As described in the prior work referred to above, systems in which the assembly can be opened out into a planar array of the tubes allow the assembly to be rolled after extrusion and thus conveniently transported to a site at which the assembly is to be installed, generally in a subterranean application.
At the site, the tubes of the assembly can be rolled together lengthwise to form a compact bundle which may be laid directly in the ground or can be fed into a protective pipe.
The cables can then be threaded through the tubes or conduits of the assembly. The planar assembly is generally formed from the thermoplastic synthetic resin by extrusion and can be rolled up immediately following extrusion for transport in the manner described.
It will be understood that the bundle formed by the tubes or conduits can be fixed in position, e.g. by wrapping a tie around the bundle or by equipping the bundle with appropriate means or retainers for holding the tubes in position.
The bundle can be laid straight or along an arcuate path and for that purpose and, to enable the coiling of the planar array on a drum and the uncoiling thereof, the assembly should be sufficiently elastically deformable to preclude collapse of the tubes and to enable the assembly to maintain its configuration both upon transportation and in the handling incident to bundling or opening up of the bundle.
Prior to the developments described in my earlier work, i.e. in the art, cable-guide conduits have been known wherein the individual plastic tubes have a round outer cross section and a correspondingly round inner cross section. This configuration facilitates fabrication as well as the coiling of the product on a drum and its uncoiling from the drum. When the tubes are, however, brought together in the bundle, they do not lie complementarily against one another, but rather have only line contact with one another.
As a consequence, between the plastic tubes and their webs, relatively large gaps and more or less free space can form. While this free space does facilitate arcuate placing of the cable-guide conduit bundle and relatively small radii of curvature, when the bundle is placed directly in the ground water can penetrate through the gaps and into the free spaces so that the cable-guide conduit bundle can become a drainage pipe along which water may run.
Soil and other materials in the environs of the bundle can penetrate into the gaps and free space and reduce the relative mobility of the conduits of the bundle in subterranean applications were some mobility is essential if rupture is to be precluded because of subsidence.
More recently, it has been proposed (see German Patent Document DE 36 03 849) to provide a cable-guide tube bundle which is composed of a plurality of plastic pipes which have a modified triangular outer cross section shape. The modified triangular shape has very pronounced rounding of the corners of the triangle and an outer limb which itself can be curved.

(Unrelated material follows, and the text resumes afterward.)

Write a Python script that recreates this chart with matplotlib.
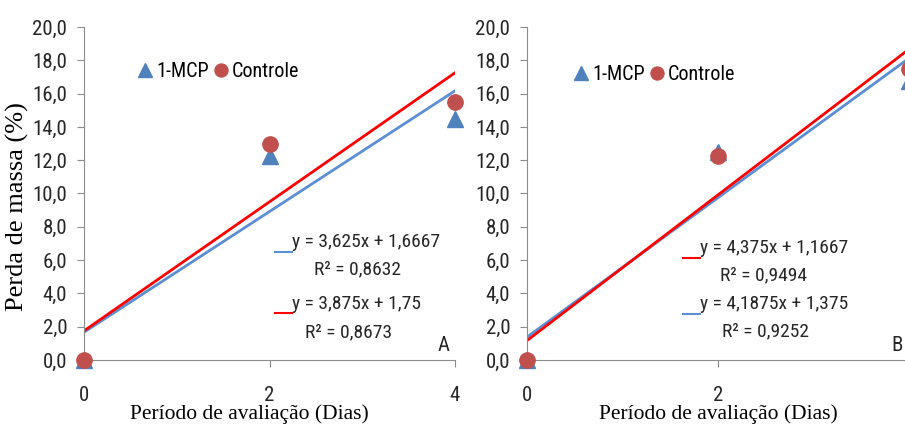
import numpy as np
import matplotlib
matplotlib.use('Agg')
import matplotlib.pyplot as plt
from matplotlib import font_manager

# data
dias = [0, 2, 4]
mcp_a = [0.0, 12.25, 14.5]
controle_a = [0.0, 13.0, 15.5]
mcp_b = [0.0, 12.5, 16.75]
controle_b = [0.0, 12.25, 17.5]

eq_a = ['y = 3,625x + 1,6667', 'R² = 0,8632', 'y = 3,875x + 1,75', 'R² = 0,8673']
eq_b = ['y = 4,375x + 1,1667', 'R² = 0,9494', 'y = 4,1875x + 1,375', 'R² = 0,9252']
y_ticks = [0, 2, 4, 6, 8, 10, 12, 14, 16, 18, 20]
x_ticks = [0, 2, 4]

BLUE = '#4F81BD'
RED_MK = '#C0504D'
LINE_BLUE = '#5B8ED3'
LINE_RED = '#FF0000'


def pick_font(names):
    for n in names:
        try:
            font_manager.findfont(n, fallback_to_default=False)
            return n
        except Exception:
            pass
    return 'DejaVu Sans'


SANS = pick_font(['Liberation Sans Narrow', 'Roboto Condensed', 'Liberation Sans'])
SERIF = pick_font(['Liberation Serif', 'DejaVu Serif'])


def draw_panel(ax, mcp, controle, eq, letter, first_blue, pos):
    # trend lines from linear fit
    xs = np.array([0, 4])
    p_mcp = np.polyfit(dias, mcp, 1)
    p_con = np.polyfit(dias, controle, 1)
    ax.plot(xs, np.polyval(p_mcp, xs), color=LINE_BLUE, lw=2, zorder=2)
    ax.plot(xs, np.polyval(p_con, xs), color=LINE_RED, lw=2, zorder=2)

    h1, = ax.plot(dias, mcp, ls='none', marker='^', ms=12, color=BLUE, clip_on=False, zorder=3)
    h2, = ax.plot(dias, controle, ls='none', marker='o', ms=11, color=RED_MK, clip_on=False, zorder=4)

    ax.set_xlim(0, 4)
    ax.set_ylim(0, 20)
    ax.set_yticks(y_ticks)
    ax.set_yticklabels([f'{v:.1f}'.replace('.', ',') for v in y_ticks])
    ax.set_xticks(x_ticks)
    for s in ['top', 'right']:
        ax.spines[s].set_visible(False)
    for s in ['left', 'bottom']:
        ax.spines[s].set_color('#8c8c8c')
    ax.tick_params(colors='#8c8c8c', labelcolor='#262626', length=5, labelsize=15)
    ax.tick_params(axis='x', pad=14)
    ax.tick_params(axis='y', pad=7)
    for lab in ax.get_xticklabels() + ax.get_yticklabels():
        lab.set_family(SANS)

    ax.legend([h1, h2], ['1-MCP', 'Controle'], ncol=2, frameon=False,
              loc='center left', bbox_to_anchor=(pos[0], pos[1]),
              handletextpad=0.1, handlelength=0.9, columnspacing=0.15, borderpad=0,
              prop={'family': SANS, 'size': 14.5}, markerscale=0.85)

    ax.set_xlabel('Período de avaliação (Dias)', family=SERIF, fontsize=15.5, labelpad=0)

    # equation labels
    c1 = LINE_BLUE if first_blue else LINE_RED
    c2 = LINE_RED if first_blue else LINE_BLUE
    tx = pos[2]
    ax.plot([tx[0], tx[1]], [tx[2], tx[2]], color=c1, lw=1.5, transform=ax.transAxes, clip_on=False)
    ax.plot([tx[0], tx[1]], [tx[3], tx[3]], color=c2, lw=1.5, transform=ax.transAxes, clip_on=False)
    kw = dict(transform=ax.transAxes, family=SANS, fontsize=14, color='#262626', va='center')
    ax.text(tx[1], tx[4], eq[0], **kw)
    ax.text(tx[5], tx[6], eq[1], **kw)
    ax.text(tx[1], tx[7], eq[2], **kw)
    ax.text(tx[8], tx[9], eq[3], **kw)
    ax.text(tx[10], 0.045, letter, transform=ax.transAxes, family=SANS, fontsize=15,
            color='#262626', va='center', ha='center')


fig = plt.figure(figsize=(9.05, 4.25), dpi=100)
ax1 = fig.add_axes([84 / 905, 65 / 425, 371 / 905, 333 / 425])
ax2 = fig.add_axes([527 / 905, 65 / 425, 382 / 905, 333 / 425])

draw_panel(ax1, mcp_a, controle_a, eq_a, 'A', True,
           (0.113, 0.865, [0.515, 0.561, 0.324, 0.141, 0.354, 0.62, 0.273, 0.168, 0.596, 0.084, 0.97]))
draw_panel(ax2, mcp_b, controle_b, eq_b, 'B', False,
           (0.092, 0.856, [0.408, 0.453, 0.306, 0.138, 0.336, 0.505, 0.255, 0.168, 0.51, 0.087, 0.969]))

ax1.set_ylabel('Perda de massa (%)', family=SERIF, fontsize=19)
ax1.yaxis.set_label_coords(-0.148, 0.46)
ax1.xaxis.set_label_coords(0.446, -0.134)
ax2.xaxis.set_label_coords(0.5, -0.134)

fig.savefig('out.png', dpi=100)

Because of this particular shape, within the interior of the bundle a relatively large amount of dead space is provided through which cable cannot be passed. The amount of material constituting the conduit bundle is comparatively high because the ratio of the cross section of the materials of the bundle to the ratio of the cross section of the cable passages is high.
Problems are also encountered with this system in the coiling of the extruded product because the shapes of the tubes provides a significant resistance to the coiling operation. Furthermore, in the coiling and uncoiling undesirable modifications of the cross section of the tubes may occur. Because of such deformations and deformations which occur in the placing of the tube bundle or shifting of the earth in which the tube bundles are received, rupture can occur between the individual plastic tubes so that water can penetrate into the assembly.
In German Patent Document DE 39 09 813 (see U.S. Pat. No. 5,036,891), I have described a conduit assembly which can be coiled and uncoiled without difficulty. Detrimental free spaces are not of concern. In that system the plastic tubes have polygonal outer cross sections with more than three sides so that, in the bundled configuration, the individual plastic tubes fit complementarily together. The plastic tubes can, however, be unbundled to a planar array for coiling and uncoiling. In a preferred embodiment, the individual plastic tubes have hexagonal cross sections.
The cable-guide assembly there described satisfies all of the requirements for handling and in placing in the ground, but in regions subject to shifting of the ground, earthquake regions or regions in which there is substantial subsidence, the stability of the tube bundle can be improved further.